Trade Policy Brief: Trade and the Environment

02/06/2019

|

OECD

  • The environmental benefits of trade are manifold: diffusion of environmental goods and services,
    alleviation of materials scarcities, sending waste to high standards processing facilities.
  • Challenges arise as cross-country differences in environmental policy stringency can induce pollution and waste leakages, and unsustainable level of materials extractions.
  • Trade-related environmental benefits are best maximised and risks minimised through international co-operation, as reflected by the emergence of environmental provisions in more recent trade agreements.

What’s the issue?

The rapid expansion of goods and services trade over the last several decades has created complex patterns of interdependencies between production, consumption and job creation across economies. At the same time, a range of environmental issues –declining biodiversity, water scarcity and water pollution, climate change, growing pressures from raw materials consumption, and the heath impacts of air pollution – are becoming more acute, and call for a strong, immediate, and co-ordinated international action.

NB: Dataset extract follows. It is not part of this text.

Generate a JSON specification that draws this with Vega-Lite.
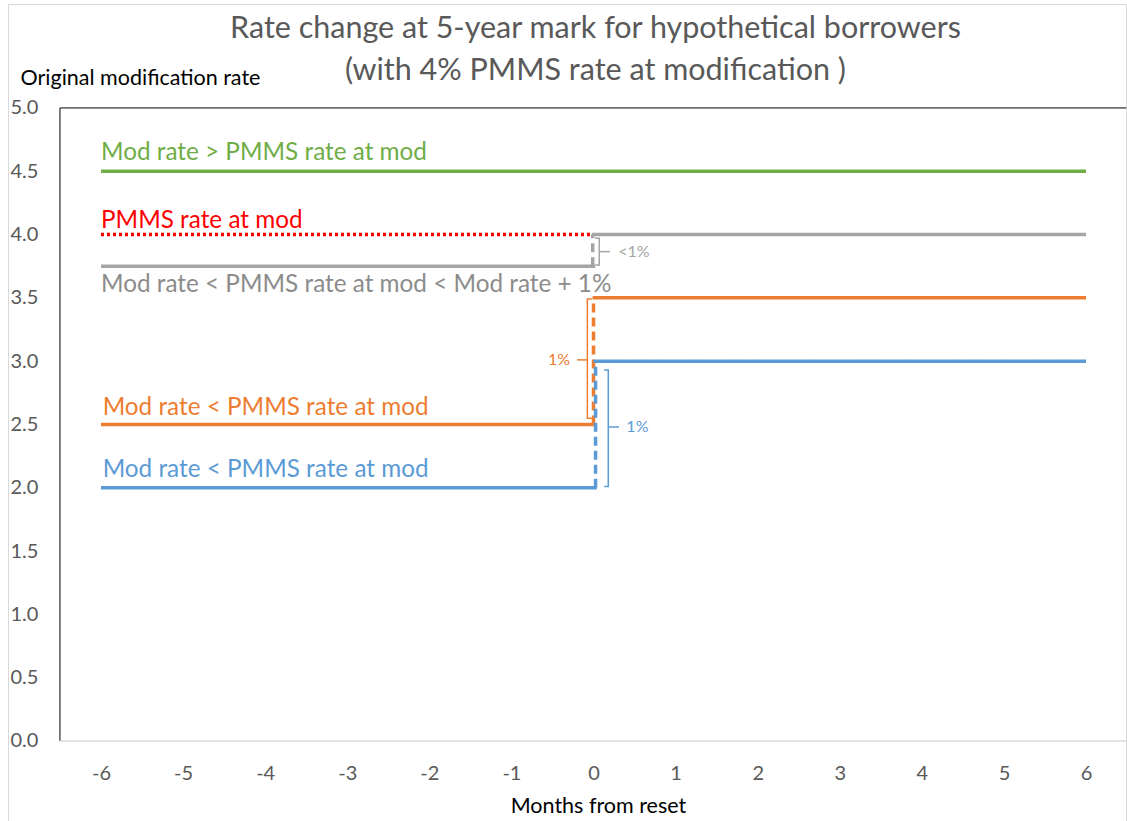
{
  "$schema": "https://vega.github.io/schema/vega-lite/v6.json",
  "width": 1118,
  "height": 817,
  "padding": {"left": 8, "top": 4, "right": 1, "bottom": 0},
  "autosize": "none",
  "background": "white",
  "config": {
    "font": "Lato",
    "view": {"stroke": "#D9D9D9", "strokeWidth": 1}
  },
  "datasets": {
    "heading": [
      {"label": "Rate change at 5-year mark for hypothetical borrowers\n(with 4% PMMS rate at modification )", "x": 0.024, "y": 5.553}
    ],
    "steps": [
      {"seg": "g", "series": "4.5%", "style": "solid", "i": 0, "x": -6, "y": 4.5},
      {"seg": "g", "series": "4.5%", "style": "solid", "i": 1, "x": 6, "y": 4.5},
      {"seg": "r", "series": "PMMS", "style": "dot", "i": 0, "x": -6, "y": 4.0},
      {"seg": "r", "series": "PMMS", "style": "dot", "i": 1, "x": -0.03, "y": 4.0},
      {"seg": "gyL", "series": "3.75%", "style": "solid", "i": 0, "x": -6, "y": 3.75},
      {"seg": "gyL", "series": "3.75%", "style": "solid", "i": 1, "x": 0.02, "y": 3.75},
      {"seg": "gyV", "series": "3.75%", "style": "dash", "i": 0, "x": -0.01, "y": 3.75},
      {"seg": "gyV", "series": "3.75%", "style": "dash", "i": 1, "x": -0.01, "y": 4.0},
      {"seg": "gyR", "series": "3.75%", "style": "solid", "i": 0, "x": -0.02, "y": 4.0},
      {"seg": "gyR", "series": "3.75%", "style": "solid", "i": 1, "x": 6, "y": 4.0},
      {"seg": "oL", "series": "2.5%", "style": "solid", "i": 0, "x": -6, "y": 2.5},
      {"seg": "oL", "series": "2.5%", "style": "solid", "i": 1, "x": 0.01, "y": 2.5},
      {"seg": "oV", "series": "2.5%", "style": "dash", "i": 0, "x": 0.0, "y": 2.5},
      {"seg": "oV", "series": "2.5%", "style": "dash", "i": 1, "x": 0.0, "y": 3.5},
      {"seg": "oR", "series": "2.5%", "style": "solid", "i": 0, "x": -0.01, "y": 3.5},
      {"seg": "oR", "series": "2.5%", "style": "solid", "i": 1, "x": 6, "y": 3.5},
      {"seg": "bL", "series": "2.0%", "style": "solid", "i": 0, "x": -6, "y": 2.0},
      {"seg": "bL", "series": "2.0%", "style": "solid", "i": 1, "x": 0.04, "y": 2.0},
      {"seg": "bV", "series": "2.0%", "style": "dash", "i": 0, "x": 0.025, "y": 2.0},
      {"seg": "bV", "series": "2.0%", "style": "dash", "i": 1, "x": 0.025, "y": 3.0},
      {"seg": "bR", "series": "2.0%", "style": "solid", "i": 0, "x": 0.0, "y": 3.0},
      {"seg": "bR", "series": "2.0%", "style": "solid", "i": 1, "x": 6, "y": 3.0}
    ],
    "brackets": [
      {"grp": "gb", "series": "3.75%", "i": 0, "x": 0.02, "y": 3.97},
      {"grp": "gb", "series": "3.75%", "i": 1, "x": 0.07, "y": 3.97},
      {"grp": "gb", "series": "3.75%", "i": 2, "x": 0.07, "y": 3.76},
      {"grp": "gb", "series": "3.75%", "i": 3, "x": 0.02, "y": 3.76},
      {"grp": "gt", "series": "3.75%", "i": 0, "x": 0.07, "y": 3.865},
      {"grp": "gt", "series": "3.75%", "i": 1, "x": 0.2, "y": 3.865},
      {"grp": "ob", "series": "2.5%", "i": 0, "x": -0.02, "y": 3.49},
      {"grp": "ob", "series": "2.5%", "i": 1, "x": -0.075, "y": 3.49},
      {"grp": "ob", "series": "2.5%", "i": 2, "x": -0.075, "y": 2.55},
      {"grp": "ob", "series": "2.5%", "i": 3, "x": -0.02, "y": 2.55},
      {"grp": "ot", "series": "2.5%", "i": 0, "x": -0.075, "y": 3.01},
      {"grp": "ot", "series": "2.5%", "i": 1, "x": -0.2, "y": 3.01},
      {"grp": "bb", "series": "2.0%", "i": 0, "x": 0.13, "y": 2.93},
      {"grp": "bb", "series": "2.0%", "i": 1, "x": 0.18, "y": 2.93},
      {"grp": "bb", "series": "2.0%", "i": 2, "x": 0.18, "y": 2.01},
      {"grp": "bb", "series": "2.0%", "i": 3, "x": 0.13, "y": 2.01},
      {"grp": "bt", "series": "2.0%", "i": 0, "x": 0.18, "y": 2.48},
      {"grp": "bt", "series": "2.0%", "i": 1, "x": 0.31, "y": 2.48}
    ],
    "labels": [
      {"label": "Mod rate > PMMS rate at mod", "series": "4.5%", "x": -6, "y": 4.589},
      {"label": "PMMS rate at mod", "series": "PMMS", "x": -6, "y": 4.054},
      {"label": "Mod rate < PMMS rate at mod < Mod rate + 1%", "series": "3.75%", "x": -6, "y": 3.549},
      {"label": "Mod rate < PMMS rate at mod", "series": "2.5%", "x": -5.98, "y": 2.575},
      {"label": "Mod rate < PMMS rate at mod", "series": "2.0%", "x": -5.98, "y": 2.085}
    ],
    "gaps": [
      {"label": "<1%", "series": "3.75%", "x": 0.3, "y": 3.865},
      {"label": "1%", "series": "2.5%", "x": -0.555, "y": 3.01},
      {"label": "1%", "series": "2.0%", "x": 0.4, "y": 2.48}
    ],
    "frame": [
      {"edge": "left", "x": -6.5, "x2": -6.5, "y": 0, "y2": 5},
      {"edge": "top", "x": -6.5, "x2": 6.49, "y": 5, "y2": 5}
    ],
    "base": [
      {"edge": "bottom", "x": -6.5, "x2": 6.49, "y": 0, "y2": 0}
    ]
  },
  "encoding": {
    "x": {
      "field": "x",
      "type": "quantitative",
      "scale": {"domain": [-7.133, 6.487], "nice": false, "zero": false},
      "axis": {
        "values": [-6, -5, -4, -3, -2, -1, 0, 1, 2, 3, 4, 5, 6],
        "labelExpr": "toString(datum.value)",
        "offset": -80,
        "domain": false,
        "ticks": false,
        "grid": false,
        "labelFlush": false,
        "labelOverlap": false,
        "labelBaseline": "alphabetic",
        "labelPadding": 38,
        "labelFontSize": 20,
        "labelColor": "#595959",
        "title": "Months from reset",
        "titleX": 590,
        "titleY": 71,
        "titleAlign": "center",
        "titleBaseline": "alphabetic",
        "titleFontSize": 21.5,
        "titleFontWeight": "normal",
        "titleColor": "#000000"
      }
    },
    "y": {
      "field": "y",
      "type": "quantitative",
      "scale": {"domain": [-0.632, 5.821], "nice": false, "zero": false},
      "axis": {
        "values": [0, 0.5, 1, 1.5, 2, 2.5, 3, 3.5, 4, 4.5, 5],
        "format": ".1f",
        "domain": false,
        "ticks": false,
        "grid": false,
        "labelFlush": false,
        "labelOverlap": false,
        "labelAlign": "left",
        "labelBaseline": "middle",
        "labelPadding": -2,
        "labelFontSize": 20,
        "labelColor": "#595959",
        "title": "Original modification rate",
        "titleAngle": 0,
        "titleX": 12,
        "titleY": 80,
        "titleAlign": "left",
        "titleBaseline": "alphabetic",
        "titleFontSize": 21.5,
        "titleFontWeight": "normal",
        "titleColor": "#000000"
      }
    }
  },
  "resolve": {"scale": {"color": "independent"}},
  "layer": [
    {
      "data": {"name": "frame"},
      "mark": {"type": "rule", "color": "#000000", "strokeWidth": 1},
      "encoding": {"x2": {"field": "x2"}, "y2": {"field": "y2"}}
    },
    {
      "data": {"name": "base"},
      "mark": {"type": "rule", "color": "#D9D9D9", "strokeWidth": 1.5},
      "encoding": {"x2": {"field": "x2"}, "y2": {"field": "y2"}}
    },
    {
      "data": {"name": "steps"},
      "mark": {"type": "line", "strokeWidth": 3.5, "strokeCap": "butt"},
      "encoding": {
        "detail": {"field": "seg"},
        "order": {"field": "i"},
        "color": {
          "field": "series",
          "scale": {"domain": ["4.5%", "PMMS", "3.75%", "2.5%", "2.0%"], "range": ["#70AD47", "#FF0000", "#A5A5A5", "#ED7D31", "#5B9BD5"]},
          "legend": null
        },
        "strokeDash": {
          "field": "style",
          "scale": {"domain": ["solid", "dash", "dot"], "range": [[1, 0], [9, 5], [3, 3]]},
          "legend": null
        }
      }
    },
    {
      "data": {"name": "brackets"},
      "mark": {"type": "line", "strokeWidth": 1.5},
      "encoding": {
        "detail": {"field": "grp"},
        "order": {"field": "i"},
        "color": {
          "field": "series",
          "scale": {"domain": ["3.75%", "2.5%", "2.0%"], "range": ["#A5A5A5", "#ED7D31", "#5B9BD5"]},
          "legend": null
        }
      }
    },
    {
      "data": {"name": "labels"},
      "mark": {"type": "text", "align": "left", "baseline": "alphabetic", "fontSize": 24.3},
      "encoding": {
        "text": {"field": "label"},
        "color": {
          "field": "series",
          "scale": {"domain": ["4.5%", "PMMS", "3.75%", "2.5%", "2.0%"], "range": ["#70AD47", "#FF0000", "#8C8C8C", "#ED7D31", "#5B9BD5"]},
          "legend": null
        }
      }
    },
    {
      "data": {"name": "gaps"},
      "mark": {"type": "text", "align": "left", "baseline": "middle", "fontSize": 16},
      "encoding": {
        "text": {"field": "label"},
        "color": {
          "field": "series",
          "scale": {"domain": ["3.75%", "2.5%", "2.0%"], "range": ["#A5A5A5", "#ED7D31", "#5B9BD5"]},
          "legend": null
        }
      }
    },
    {
      "data": {"name": "heading"},
      "mark": {"type": "text", "align": "center", "baseline": "alphabetic", "lineBreak": "\n", "lineHeight": 42, "fontSize": 30.5, "color": "#595959"},
      "encoding": {"text": {"field": "label"}}
    }
  ]
}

In this context, addressing the nexus between international trade policies and domestic environmental regulations is now more urgent than ever, in particular related to: (i) their complementarity and; (ii) the potential adverse consequences that intervention in one area can have on the other.

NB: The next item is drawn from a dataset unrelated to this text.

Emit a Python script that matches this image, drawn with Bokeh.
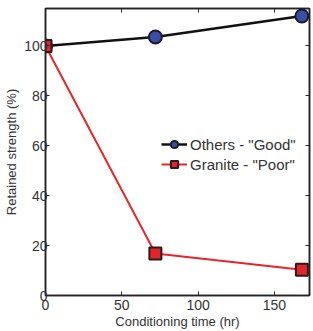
from bokeh.plotting import figure
from bokeh.models import Range1d, LinearAxis, Legend, LegendItem, FixedTicker, CustomJSTickFormatter
from bokeh.embed import file_html
from bokeh.resources import INLINE

time_hr = [0, 72, 168]
others_good = [100, 103.6, 112]
granite_poor = [100, 16.8, 10.3]
x_ticks = [0, 50, 100, 150]
y_ticks = [0, 20, 40, 60, 80, 100]

FONT = "Liberation Sans"

p = figure(width=313, height=331, output_backend="svg", toolbar_location=None,
           x_range=Range1d(0, 173), y_range=Range1d(0, 115),
           min_border_left=45, min_border_right=4, min_border_top=8, min_border_bottom=10)
p.grid.visible = False
p.outline_line_color = "#222222"
p.outline_line_width = 1.5
p.background_fill_color = "white"
p.border_fill_color = "white"

def style_axis(ax, labels=True):
    ax.major_tick_in = 4
    ax.major_tick_out = 0
    ax.minor_tick_line_color = None
    ax.axis_line_color = "#222222"
    ax.axis_line_width = 1.5
    ax.major_tick_line_color = "#222222"
    ax.major_label_text_font = FONT
    ax.major_label_text_font_size = "14px"
    ax.major_label_text_color = "#333333"
    ax.axis_label_text_font = FONT
    ax.axis_label_text_font_size = "13px"
    ax.axis_label_text_font_style = "normal"
    ax.axis_label_text_color = "#333333"
    if not labels:
        ax.formatter = CustomJSTickFormatter(code="return '';")
        ax.major_label_text_color = None
        ax.major_label_standoff = 0

p.xaxis.ticker = FixedTicker(ticks=x_ticks)
p.yaxis.ticker = FixedTicker(ticks=y_ticks)
p.xaxis.axis_label = "Conditioning time (hr)"
p.yaxis.axis_label = "Retained strength (%)"
style_axis(p.xaxis[0])
style_axis(p.yaxis[0])
p.xaxis.axis_label_standoff = 1
p.yaxis.axis_label_standoff = 2
p.xaxis.major_label_standoff = 4
p.yaxis.major_label_standoff = -2

top = LinearAxis(ticker=FixedTicker(ticks=x_ticks))
right = LinearAxis(ticker=FixedTicker(ticks=y_ticks))
style_axis(top, labels=False)
style_axis(right, labels=False)
p.add_layout(top, "above")
p.add_layout(right, "right")

l1 = p.line(time_hr, others_good, line_color="#111111", line_width=2.5)
m1 = p.scatter(time_hr, others_good, marker="circle", size=13,
               fill_color="#3a4ea6", line_color="#1a1a2a", line_width=2)
l2 = p.line(time_hr, granite_poor, line_color="#e8262a", line_width=2)
m2 = p.scatter(time_hr, granite_poor, marker="square", size=12,
               fill_color="#e4232a", line_color="#2a1a1a", line_width=2)

legend = Legend(items=[
    LegendItem(label='Others - "Good"', renderers=[l1, m1]),
    LegendItem(label='Granite - "Poor"', renderers=[l2, m2]),
], location=(116, 122))
legend.background_fill_alpha = 0
legend.border_line_color = None
legend.label_text_font = FONT
legend.label_text_font_size = "15px"
legend.label_text_color = "#333333"
legend.glyph_width = 26
legend.glyph_height = 18
legend.label_standoff = 3
legend.spacing = 2
legend.padding = 2
legend.margin = 0
legend.label_height = 18
p.add_layout(legend)

open("out.html", "w").write(file_html(p, INLINE))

Trade can be a driver of environmental sustainability

When new environmental regulations are introduced, one way that companies, governments, and consumers react is by demanding goods and services that alleviate associated compliance costs – for instance, goods and services that rely on cleaner technologies, reduce environmental risks, and minimise pollution and resource use. Even without a regulatory push, there is a greater public awareness and consumer demand for products that better protect the environment.

In this context, firms that produce environmental goods and services in countries where environmental standards are already high could be very competitive on international markets. Recent evidence suggests that countries with stringent environmental regulations have larger domestic markets for, and are net exporters of, environmental goods and services.

In addition, opening markets to environmental goods and services allows for the diffusion of new resource-efficient technologies and provides firms with incentives to adopt more stringent environmental standards. As a country becomes more integrated within the world economy, its export sector becomes more exposed to environmental requirements imposed by the leading importers. Innovations needed to meet these requirements, in turn, flow backwards along the supply chain, stimulating the use of cleaner production processes and technologies.

Trade can also enable waste to be sent to countries that have the most-efficient sorting and processing capabilities, including facilities with higher environmental standards for material and energy recovery. This can reduce the cost of waste treatment and recycling, which is beneficial to trading partners and leads to better environmental outcomes.

Similarly, the substitution of primary raw materials with secondary raw materials (i.e. scrap) can help decouple raw material extraction from economic growth. International trade in secondary materials and waste helps enable a transition towards a more resource efficient and circular economy.

An interconnected world also carries environmental risks

By contrast, because of the increasingly fragmented nature of production processes across countries, domestic CO2 emissions are sometimes generated to produce goods consumed in other countries. Global interconnectedness therefore carries the risk that uneven domestic policies can lead to pollution havens, whereby countries with lower environmental regulations and enforcement progressively specialise in pollution-intensive goods that are exported to other countries with more stringent environmental policies.

Recent analyses suggest that a subset of countries specialise in economic activities that are consistent with the existence of pollution havens. Similarly, concerns regarding trade in waste and scrap arise if exports destinations lack regulatory frameworks for environmentally sound waste management and the associated infrastructure capacities.

Trade flows of waste destined to informal and non-compliant waste-recovery facilities, uncontrolled landfills, or even open dumping will have an adverse effect on the environment.